Şeffaflık paketinin ertelenmesiyle ilgili bir soruya Demirtaş, "Başbakan sayın Davutoğlu, Cumhurbaşkanına sormadan bir daha bu tür açıklamalar yapmasa iyi olur. Şu yasayı çıkaracağız, bu yasayı çıkaracağız diye neyine güvenerek bunları söylüyor bilmiyoruz. Kendini böyle arada sırada Başbakan hissetmek için böyle konuşuyor olabilir ama Cumhurbaşkanı ne diyorsa o oluyor. Parlamentonun, hükümetin iradesi yok, Başbakanın iradesi yok. Cumhurbaşkanı tek başına bir yasanın çıkıp çıkmaması konusunda karar verebiliyor. Uzun süredir gündemde, o yasanın gelmesini istiyoruz. Güçlenerek Parlamentoya gelirsek o zaman bu yasaları biz getireceğiz." dedi.

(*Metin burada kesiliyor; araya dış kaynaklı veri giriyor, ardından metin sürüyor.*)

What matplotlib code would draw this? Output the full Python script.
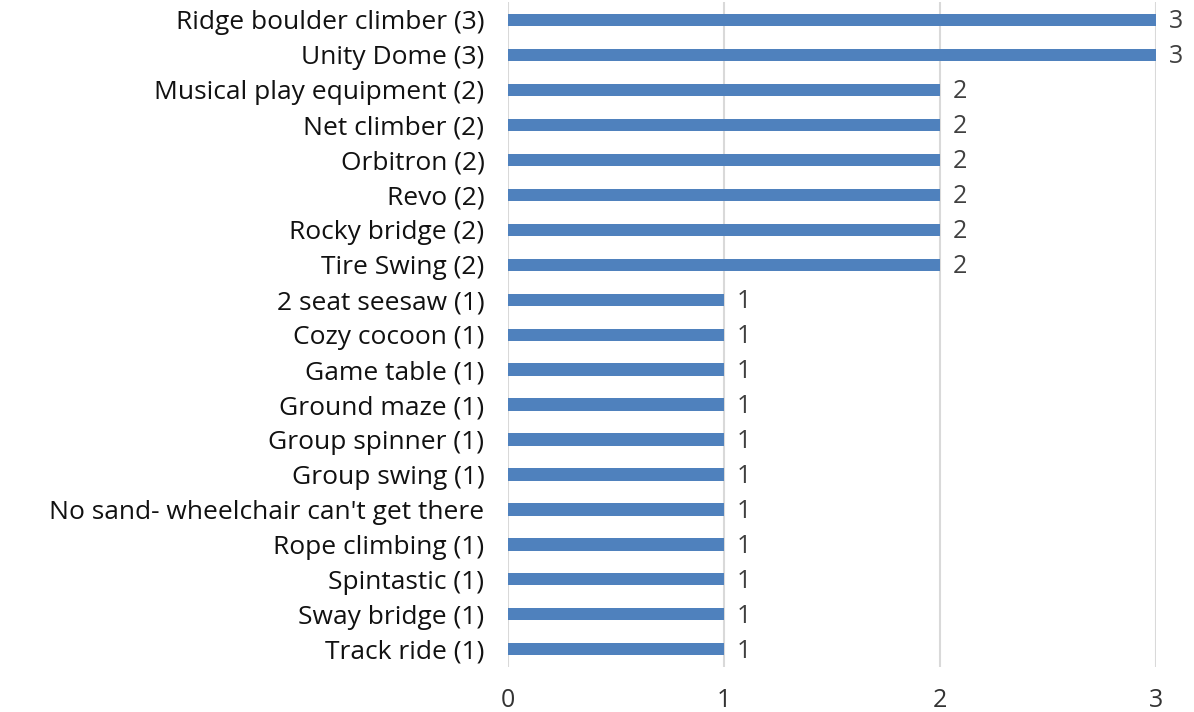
import matplotlib
matplotlib.use("Agg")
import matplotlib.pyplot as plt

categories = [
    "Ridge boulder climber (3)", "Unity Dome (3)", "Musical play equipment (2)",
    "Net climber (2)", "Orbitron (2)", "Revo (2)", "Rocky bridge (2)",
    "Tire Swing (2)", "2 seat seesaw (1)", "Cozy cocoon (1)", "Game table (1)",
    "Ground maze (1)", "Group spinner (1)", "Group swing (1)",
    "No sand- wheelchair can't get there", "Rope climbing (1)",
    "Spintastic (1)", "Sway bridge (1)", "Track ride (1)",
]
values = [3, 3, 2, 2, 2, 2, 2, 2, 1, 1, 1, 1, 1, 1, 1, 1, 1, 1, 1]
xticks = [0, 1, 2, 3]

plt.rcParams['font.family'] = ['Open Sans', 'DejaVu Sans']

fig = plt.figure(figsize=(11.94, 7.12), dpi=100)
ax = fig.add_axes([0.4255, 0.0635, 0.5425, 0.933])

n = len(categories)
ypos = list(range(n))
ax.barh(ypos, values, height=0.35, color="#4F81BD", zorder=3)
ax.set_ylim(n - 0.5, -0.5)
ax.set_xlim(0, 3)
ax.set_yticks(ypos)
ax.set_yticklabels(categories, fontsize=19, color="#111111")
ax.set_xticks(xticks)
ax.set_xticklabels([str(t) for t in xticks], fontsize=18, color="#333333")
ax.tick_params(axis='y', length=0, pad=17)
ax.tick_params(axis='x', length=0, pad=15)
for s in ax.spines.values():
    s.set_visible(False)
ax.xaxis.grid(True, color="#D9D9D9", linewidth=1.5, zorder=0)
ax.set_axisbelow(True)

for y, v in zip(ypos, values):
    ax.text(v + 0.06, y + 0.05, str(v), va='center', ha='left', fontsize=18,
            color="#404040")

fig.savefig("out.png", dpi=100)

CHP ve DSP'nin solda birlik arayışlarının çok ilginç olduğunu dile getiren Selahattin Demirtaş, şunları ifade etti: "Sol bu tarafta, onlar başka yerde birlik arıyorlar. İki sağa kaymış partinin bir araya gelip solda nasıl birlik sağlayacaklar, doğrusu bilmiyorum. CHP-DSP birlikteliğinden solda birlik değil bir tane sol çıkmaz. HDP olarak toplumda karşılığı olan tüm güçlerle görüştük. İkinci görüşmeleri haftaya yapıp son kararlarımızı vereceğiz. Bizimle bu konuda CHP ve DSP'nin görüşme talebi yok, olmasına gerek de yok. İsminde sol ve halk olan ama içinde ne sol ne halk olan partilerle bizim ne birlik arayışımız olur ne mücadele ortaklığımız olur ne de zannederim onların böyle bir niyeti vardır." diye konuştu.

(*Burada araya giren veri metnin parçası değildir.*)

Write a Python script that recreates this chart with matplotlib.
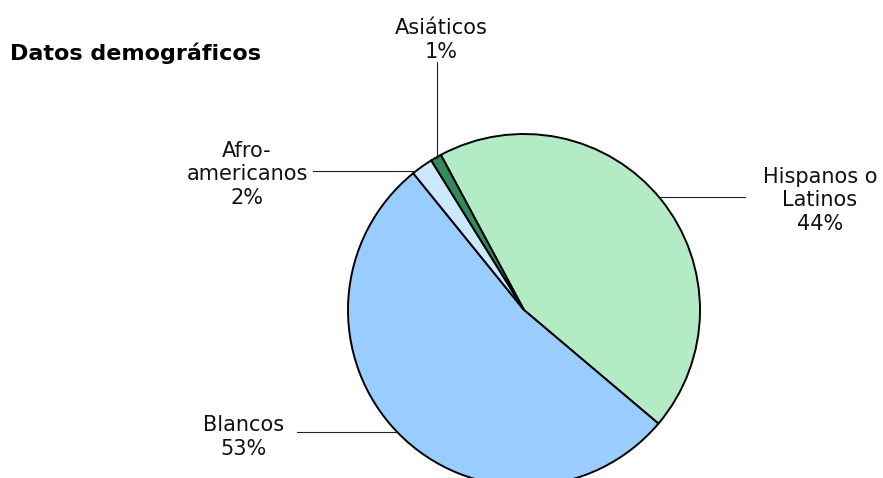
import matplotlib
matplotlib.use("Agg")
import matplotlib.pyplot as plt

# chart data
groups = ['Hispanos o\nLatinos', 'Blancos', 'Afro-\namericanos', 'Asiáticos']
shares = [44, 53, 2, 1]
colors = ['#b3ebc4', '#99ccff', '#cce8ff', '#338a5c']
title = 'Datos demográficos'

W, H = 883, 478
cx, cy, r = 524, 310, 176   # pie centre / radius in pixels (y down)


def py(y):
    # pixel row (from top) -> data y
    return H - y


fig = plt.figure(figsize=(W / 100, H / 100), dpi=100)
ax = fig.add_axes([0, 0, 1, 1])

wedges, _ = ax.pie(shares, colors=colors, startangle=118.2, counterclock=False,
                   center=(cx, py(cy)), radius=r,
                   wedgeprops=dict(edgecolor='black', linewidth=1.4))
ax.set_xlim(0, W)
ax.set_ylim(0, H)
ax.set_aspect('equal')
ax.axis('off')

fs = 15
lab = dict(fontsize=fs, ha='center', va='baseline', multialignment='center',
           linespacing=1.22, color='#111111')

# label text: (x centre, last-line baseline), leader line: (x0, y0, x1, y1)
labels = [
    (820, 230, (659, 197, 745, 197)),
    (244, 455, (297, 432, 397, 432)),
    (247, 204, (313, 171, 415, 171)),
    (441, 58, (436.5, 62, 436.5, 158)),
]
for g, s, (tx, ty, ln) in zip(groups, shares, labels):
    ax.text(tx, py(ty), f'{g}\n{s}%', **lab)
    x0, y0, x1, y1 = ln
    ax.plot([x0, x1], [py(y0), py(y1)], color='#222222', lw=0.8)

ax.text(10, py(60), title, fontsize=16, fontweight='heavy', ha='left', va='baseline')

fig.savefig('out.png', dpi=100)
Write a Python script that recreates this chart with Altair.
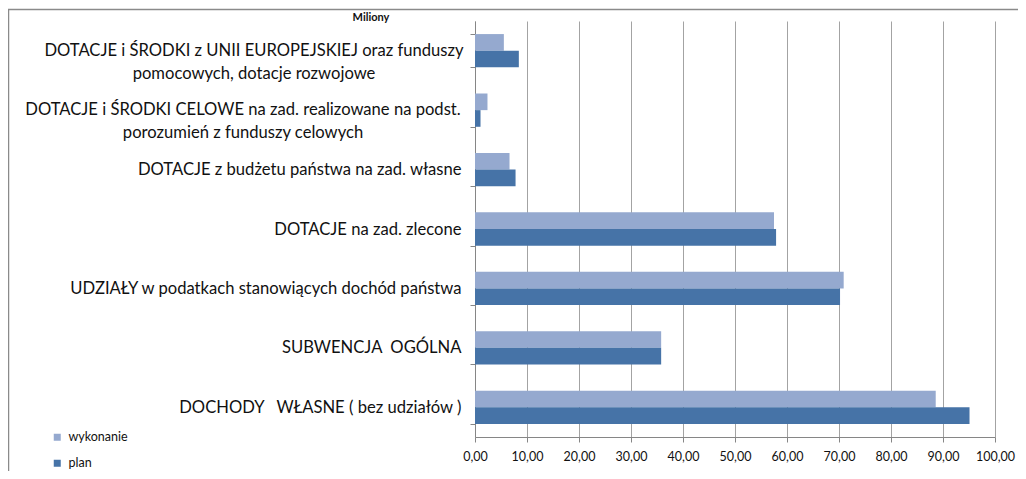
import altair as alt
import pandas as pd

categories = [
    "DOTACJE i ŚRODKI z UNII EUROPEJSKIEJ oraz funduszy|pomocowych, dotacje rozwojowe",
    "DOTACJE i ŚRODKI CELOWE na zad. realizowane na podst.|porozumień z funduszy celowych",
    "DOTACJE z budżetu państwa na zad. własne\u00a0",
    "DOTACJE na zad. zlecone",
    "UDZIAŁY w podatkach stanowiących dochód państwa",
    "SUBWENCJA\u00a0 OGÓLNA\u00a0",
    "DOCHODY\u00a0\u00a0 WŁASNE ( bez udziałów )",
]
series = ["wykonanie", "plan"]
wykonanie = [5.55, 2.4, 6.64, 57.5, 70.9, 35.8, 88.6]
plan = [8.43, 1.06, 7.8, 57.9, 70.2, 35.8, 95.1]
x_ticks = list(range(0, 101, 10))
unit_label = ["Miliony"]

rows = []
for c, w, p in zip(categories, wykonanie, plan):
    rows.append({"cat": c, "series": "wykonanie", "value": w})
    rows.append({"cat": c, "series": "plan", "value": p})
df = pd.DataFrame(rows)

FONT = "Lato"
FS = 16.6
TXT = "#111111"
AXC = "#868686"

y_axis = alt.Axis(
    labelExpr="indexof(datum.label, '|') >= 0 ? '' : datum.label",
    labelAlign="right", labelBaseline="middle", labelFont=FONT, labelFontSize=FS,
    labelColor=TXT, labelPadding=9, tickSize=5, tickBand="extent", tickColor=AXC,
    domainColor=AXC, labelLimit=0, grid=False, title=None,
)
y_scale = alt.Scale(paddingInner=0.44, paddingOuter=0.22)

bars = alt.Chart(df).mark_bar().encode(
    x=alt.X(
        "value:Q",
        scale=alt.Scale(domain=[0, 100], nice=False, zero=True),
        title=None,
        axis=alt.Axis(
            values=x_ticks,
            labelExpr="replace(format(datum.value, '.2f'), '.', ',')",
            labelOverlap=False, labelFlush=False,
            grid=True, gridColor="#a3a3a3", tickColor=AXC, domainColor=AXC,
            tickSize=5, labelPadding=8, labelFont=FONT, labelFontSize=12.5,
            labelColor=TXT,
        ),
    ),
    y=alt.Y("cat:N", sort=categories, title=None, scale=y_scale, axis=y_axis),
    yOffset=alt.YOffset("series:N", sort=series,
                        scale=alt.Scale(paddingInner=0, paddingOuter=0)),
    color=alt.Color(
        "series:N", sort=series,
        scale=alt.Scale(domain=series, range=["#95A9CF", "#4673A7"]),
        legend=alt.Legend(
            title=None, orient="none", legendX=-424, legendY=410,
            symbolType="square", symbolSize=49, symbolStrokeWidth=0,
            labelFont=FONT, labelFontSize=12.5, labelColor=TXT,
            rowPadding=13, labelOffset=5, padding=0,
        ),
    ),
)

lab = pd.DataFrame({"cat": categories})


def multiline(idx, xpos):
    return alt.Chart(lab).transform_filter(
        alt.datum.cat == categories[idx]
    ).mark_text(
        align="center", baseline="middle", lineBreak="|", lineHeight=23,
        font=FONT, fontSize=FS, color=TXT,
    ).encode(
        y=alt.Y("cat:N", sort=categories, title=None),
        x=alt.value(xpos),
        text="cat:N",
    )


ml1 = multiline(0, -221)
ml2 = multiline(1, -232)

unit = alt.Chart(pd.DataFrame({"t": unit_label})).mark_text(
    font=FONT, fontSize=11, fontWeight="bold", align="center",
    baseline="alphabetic", color=TXT,
).encode(x=alt.value(-104), y=alt.value(0), text="t:N")

frame = alt.Chart(pd.DataFrame({"a": [0]})).mark_rect(
    fill="transparent", stroke="#8a8a8a", strokeWidth=1.5
).encode(x=alt.value(-466.5), x2=alt.value(700), y=alt.value(-11.5), y2=alt.value(600))

chart = alt.layer(frame, bars, ml1, ml2, unit).properties(
    width=520, height=416,
    autosize=alt.AutoSizeParams(type="none"),
    padding={"left": 467, "top": 13, "right": 23, "bottom": 34},
).configure_view(strokeWidth=0)

chart.save("out.html", embed_options={"renderer": "svg", "actions": False})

Yolsuzluk ve rüşvete adı karıştığı iddia edilen eski Ekonomi Bakanı Bakan Zafer Çağlayan'ın aday olmayacağını açıklamasıyla ilgili ise Demirtaş, "Kendi takdiridir, bilemeyiz. Zannediyorum kitleler büyük üzüntüyle karşılamayacaktır." diye ifade etti.